Mein Vater ist Bereitschaftsleiter bei der Bergwacht in Garmisch. Er hat mir eigentlich abgeraten, weil ich durch den Profisport natürlich nicht viel Zeit hatte. Aber ich wollte es gerne versuchen. Klar, das erfordert Flexibilität von den Ausbildern und Kameraden. Aber es hat geklappt und ich bin dabei, seit ich 18 bin.

Die Natur ist für mich ein Kraftort, vor ­allem die Berge. Da tanke ich Energie.

Gehen Ihnen die Einsätze auch nahe, wie stark beschäftigt Sie das? Wird man vorsichtiger am Berg, hat mehr Respekt?
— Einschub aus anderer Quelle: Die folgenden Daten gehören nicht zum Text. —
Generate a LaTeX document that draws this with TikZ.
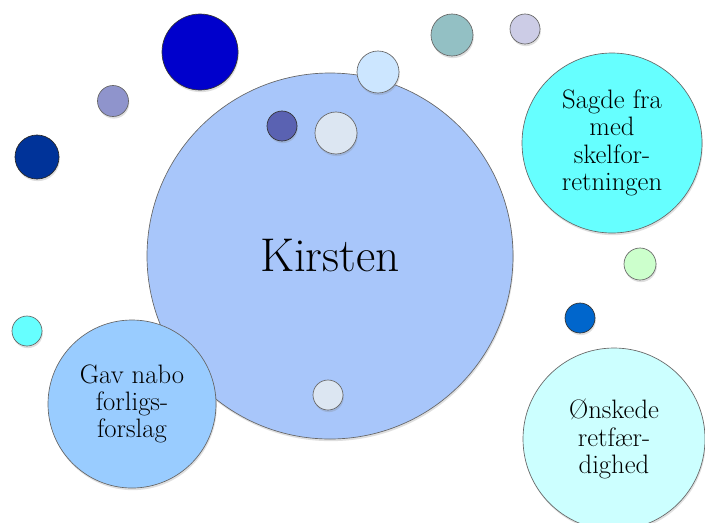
\documentclass[tikz,border=0pt]{standalone}
\usepackage{fontspec}
\usetikzlibrary{shadows}
\definecolor{kirstenfill}{RGB}{168,198,250}
\definecolor{sagdefill}{RGB}{102,255,255}
\definecolor{gavfill}{RGB}{153,204,255}
\definecolor{onskefill}{RGB}{204,255,255}
\definecolor{deepblue}{RGB}{0,0,204}
\definecolor{greyviolet}{RGB}{143,148,204}
\definecolor{navy}{RGB}{0,51,153}
\definecolor{skyball}{RGB}{204,230,255}
\definecolor{violet}{RGB}{90,98,178}
\definecolor{paleblue}{RGB}{220,230,242}
\definecolor{tealgrey}{RGB}{147,192,196}
\definecolor{lavender}{RGB}{204,204,230}
\definecolor{mint}{RGB}{204,255,204}
\definecolor{midblue}{RGB}{0,102,204}

\begin{document}
\begin{tikzpicture}[x=0.75pt,y=-0.75pt,
  every node/.style={inner sep=0pt,font=\fontsize{20}{20.5}\selectfont,align=center},
  bubble/.style={circle,draw=black!60,line width=0.5pt,minimum size=#1*1.5pt,
    drop shadow={opacity=0.25,shadow xshift=0.6pt,shadow yshift=-1.6pt}}]
\clip (0,0) rectangle (705,522);
\fill[white] (0,0) rectangle (705,522);
% main circle
\node[bubble=183,fill=kirstenfill] (kirsten) at (330,256) {\fontsize{35.5}{38}\selectfont Kirsten};
% small circles
\node[bubble=38,fill=deepblue,draw=black!80] (dotA) at (200,52) {};
\node[bubble=15.5,fill=greyviolet] (dotB) at (113,101) {};
\node[bubble=22,fill=navy,draw=black!85] (dotC) at (37,157) {};
\node[bubble=21,fill=skyball] (dotD) at (378,72) {};
\node[bubble=15,fill=violet,draw=black!80] (dotE) at (282,126) {};
\node[bubble=21,fill=paleblue] (dotF) at (336,133) {};
\node[bubble=21,fill=tealgrey] (dotG) at (452,35) {};
\node[bubble=15,fill=lavender] (dotH) at (525,29) {};
\node[bubble=16,fill=mint] (dotI) at (640,264) {};
\node[bubble=15,fill=midblue,draw=black!80] (dotJ) at (580,318) {};
\node[bubble=15,fill=sagdefill] (dotK) at (27,331) {};
\node[bubble=15,fill=paleblue] (dotL) at (328,395) {};
% text circles
\node[bubble=90,fill=sagdefill] (sagde) at (612,143) {Sagde fra\\med\\skelfor-\\retningen};
\node[bubble=84,fill=gavfill] (gav) at (132,404) {Gav nabo\\forligs-\\forslag};
\node[bubble=91,fill=onskefill] (onske) at (614,439) {Ønskede\\retfær-\\dighed};
\end{tikzpicture}
\end{document}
Ich bin seit vielen Jahren im Bergsport aktiv und war schon immer viel in den Bergen, auch während meiner Zeit als Profisportlerin. Ich habe dort schon Menschen verloren. Das geht mir nahe. Ich frage mich, wie es passieren konnte, was ich daraus lernen kann. Manche verlieren durch solche Erlebnisse die Lust am Klettern und suchen sich andere Hobbys. Aber ich merke: Das ist meine ganz große Leidenschaft, ich versuche, mich weiterzuentwickeln. Ich gehe sicher weniger Risiken ein als vor zehn Jahren. Durch die Bergwacht bin ich eher ­schockiert, wie schlecht vorbereitet viele Menschen in die Berge gehen.

Inwiefern?

Ich mache das wirklich gerne, das ist mein Ehrenamt. Ich helfe Menschen in Not mit meiner Erfahrung und meinem Wissen. Es ist ein großes Geschenk, dass ich das tun darf. Aber ich finde es schade, wenn die Leute einfach losgehen, ohne Zeitplan und Ortskenntnis. Es kann jedem immer etwas passieren – aber wenn ich einkalkuliere, dass die Bergwacht mich schon retten wird, dann ist ganz viel schiefgelaufen.

Was raten Sie?

Touren gut vorbereiten und Sicherheits­reserven einplanen, das ist essenziell am Berg. Es hat dort einfach andere Konsequenzen – wenn ich in der Stadt nicht mehr kann, fahre ich mit der U-Bahn zurück. Aber in den Bergen geht das nun einmal nicht.